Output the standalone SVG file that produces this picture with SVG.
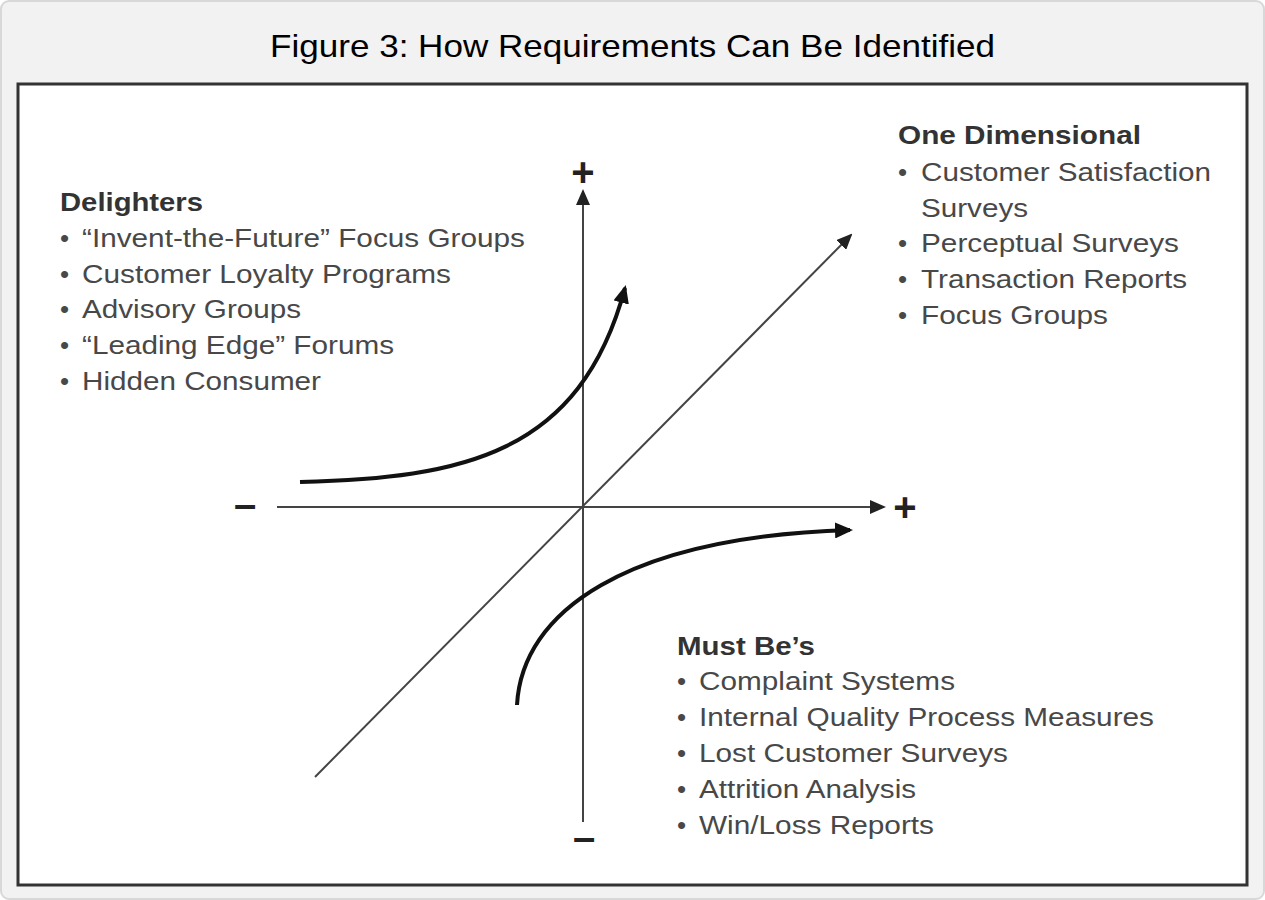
<svg xmlns="http://www.w3.org/2000/svg" width="1265" height="900" viewBox="0 0 1265 900">
<defs>
<style>
.ttl{font-family:"Liberation Sans",Arial,sans-serif;font-size:32px;fill:#000}
.hd{font-family:"Liberation Sans",Arial,sans-serif;font-size:26px;font-weight:bold;fill:#333}
.it{font-family:"Liberation Sans",Arial,sans-serif;font-size:26px;fill:#484848}
.sym{font-family:"Liberation Sans",Arial,sans-serif;font-size:40px;font-weight:bold;fill:#222;text-anchor:middle}
.axis{stroke:#444;stroke-width:2;fill:none}
.curve{stroke:#111;stroke-width:4;fill:none}
</style>
<marker id="ah" markerUnits="userSpaceOnUse" markerWidth="16" markerHeight="14" refX="14" refY="7" orient="auto">
<path d="M0,0 L16,7 L0,14 Z" fill="#222"/>
</marker>
<marker id="ahc" markerUnits="userSpaceOnUse" markerWidth="18" markerHeight="16" refX="15" refY="8" orient="auto">
<path d="M0,0 L18,8 L0,16 Z" fill="#111"/>
</marker>
</defs>
<rect x="1" y="1" width="1263" height="898" rx="8" fill="#f2f2f2" stroke="#d8d8d8" stroke-width="2"/>
<text class="ttl" x="270" y="57" textLength="725" lengthAdjust="spacingAndGlyphs">Figure 3: How Requirements Can Be Identified</text>
<rect x="18" y="84" width="1229" height="801" fill="#fff" stroke="#333" stroke-width="3"/>
<g id="connectors">
<line class="axis" x1="583" y1="822" x2="583" y2="191" marker-end="url(#ah)"/>
<line class="axis" x1="277" y1="507" x2="884" y2="507" marker-end="url(#ah)"/>
<line class="axis" x1="315" y1="777" x2="851" y2="235" marker-end="url(#ah)"/>
<path class="curve" d="M300,482 C462,478 580,455 625,288" marker-end="url(#ahc)"/>
<path class="curve" d="M517,705 C522,612 625,537 850,530" marker-end="url(#ahc)"/>
</g>
<g id="axis-labels">
<text class="sym" x="583" y="186">+</text>
<text class="sym" x="905" y="521">+</text>
<text class="sym" x="245" y="518">–</text>
<text class="sym" x="584" y="851">–</text>
</g>
<g id="delighters">
<text class="hd" x="60" y="211" textLength="143" lengthAdjust="spacingAndGlyphs">Delighters</text>
<text class="it" x="60" y="247">•</text><text class="it" x="82" y="247" textLength="443" lengthAdjust="spacingAndGlyphs">“Invent-the-Future” Focus Groups</text>
<text class="it" x="60" y="283">•</text><text class="it" x="82" y="283" textLength="369" lengthAdjust="spacingAndGlyphs">Customer Loyalty Programs</text>
<text class="it" x="60" y="318">•</text><text class="it" x="82" y="318" textLength="219" lengthAdjust="spacingAndGlyphs">Advisory Groups</text>
<text class="it" x="60" y="354">•</text><text class="it" x="82" y="354" textLength="312" lengthAdjust="spacingAndGlyphs">“Leading Edge” Forums</text>
<text class="it" x="60" y="390">•</text><text class="it" x="82" y="390" textLength="239" lengthAdjust="spacingAndGlyphs">Hidden Consumer</text>
</g>
<g id="one-dimensional">
<text class="hd" x="898" y="144" textLength="243" lengthAdjust="spacingAndGlyphs">One Dimensional</text>
<text class="it" x="898" y="181">•</text><text class="it" x="921" y="181" textLength="290" lengthAdjust="spacingAndGlyphs">Customer Satisfaction</text>
<text class="it" x="921" y="217" textLength="107" lengthAdjust="spacingAndGlyphs">Surveys</text>
<text class="it" x="898" y="252">•</text><text class="it" x="921" y="252" textLength="258" lengthAdjust="spacingAndGlyphs">Perceptual Surveys</text>
<text class="it" x="898" y="288">•</text><text class="it" x="921" y="288" textLength="266" lengthAdjust="spacingAndGlyphs">Transaction Reports</text>
<text class="it" x="898" y="324">•</text><text class="it" x="921" y="324" textLength="187" lengthAdjust="spacingAndGlyphs">Focus Groups</text>
</g>
<g id="must-bes">
<text class="hd" x="677" y="655" textLength="138" lengthAdjust="spacingAndGlyphs">Must Be’s</text>
<text class="it" x="677" y="690">•</text><text class="it" x="699" y="690" textLength="256" lengthAdjust="spacingAndGlyphs">Complaint Systems</text>
<text class="it" x="677" y="726">•</text><text class="it" x="699" y="726" textLength="455" lengthAdjust="spacingAndGlyphs">Internal Quality Process Measures</text>
<text class="it" x="677" y="762">•</text><text class="it" x="699" y="762" textLength="309" lengthAdjust="spacingAndGlyphs">Lost Customer Surveys</text>
<text class="it" x="677" y="798">•</text><text class="it" x="699" y="798" textLength="217" lengthAdjust="spacingAndGlyphs">Attrition Analysis</text>
<text class="it" x="677" y="834">•</text><text class="it" x="699" y="834" textLength="235" lengthAdjust="spacingAndGlyphs">Win/Loss Reports</text>
</g>
</svg>
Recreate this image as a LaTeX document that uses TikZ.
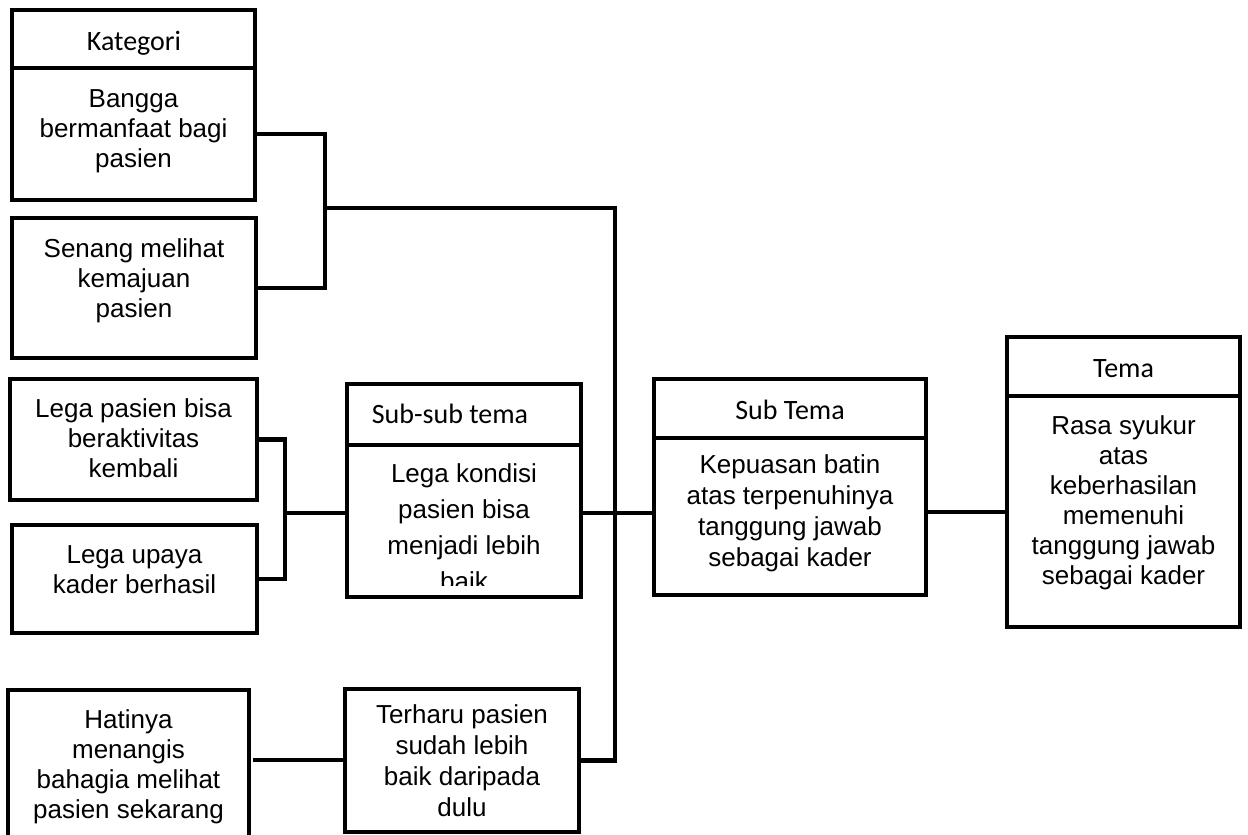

......

● **Stated goal**: Say how many lines in the records hold the string "that", and say nothing else.

● **Result of the exercise**: 2